Techniques that exploit pollen to genetically transform plants are a promising alternative to tissue culture techniques. This is because pollen releases active DNA to the ovaries of plants during fertilization. Indeed, researchers are now able to – more or less successfully – directly produce transgenic seeds by pollinating plants with pollen containing exogenous DNA using a variety of physical techniques.

The new field of nanobiotechnology – for example using nanoparticles to carry genes into a plant cell – could come into its own here, say researchers led by Haixin Cui of the Chinese Academy of Agricultural Sciences in Beijing. One particular technique that might be especially efficient is magnetofection, which relies on a magnetic force to help push nanoparticles loaded with DNA into target cells. Until now, this technique has mainly been tested on animal cells because plant cells, unlike their mammalian or bacteria counterparts, have thicker cell walls that are more difficult to get past.

This does not apply to most crop pollens, which have thin walls, and Cui’s team has now exploited this fact to deliver exogenous genes across the pollen wall membrane into the inside of pollen.

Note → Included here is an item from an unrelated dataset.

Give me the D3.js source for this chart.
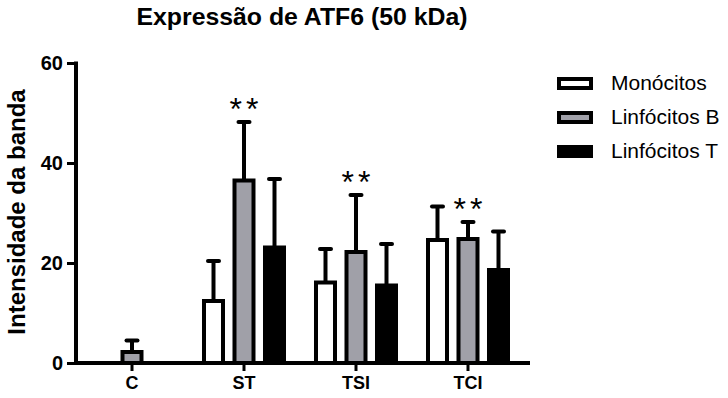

Transgenic varieties successfully generated from transformed seeds

In their experiments, the researchers used positively charged polyethyleneimine-coated Fe3O4 magnetic nanoparticles (MNPs) as the DNA carriers for binding with electrically negative DNA. After mixing the MNP/DNA complexes with cotton plant pollen, they then applied a magnetic field to direct the complexes into the pollen through their surface apertures (which have a diameter of around 5–10 microns). They then pollinated the plants with the magnetofected pollen to produce transgenic varieties that they successfully generated from transformed seeds.

“Our pollen magnetofection technique delivers exogenous DNA into pollen, directly generates transgenic seeds though pollination and fertilization, and creates genetically modified plants within a short period of time,” explains Cui. “What is more, the technique appears to protect DNA function against enzymatic degradation while bypassing the tedious procedure of in vitro tissue culture and regeneration.”

Although the researchers mainly looked at cotton as a model plant in this study, they say that their technique might be extended to other flowering plants since almost all of these can produce seeds by pollination.

New platform technology

“Pollen magnetofection is a new platform technology for genetically transforming crops for both basic and applied research such as plant science, genetic breeding and synthetic biology,” Cui tells nanotechweb.org. “We envisage that it will allow scientists to introduce new and beneficial traits into crops, especially in difficult-to-regenerate plants.”

The team, which also includes researchers from Cornell University and Rutgers University, is now looking to improve the efficiency of its technique by optimizing experimental conditions.

The research is detailed in Nature Plants doi:10.1038/s41477-017-0063-z.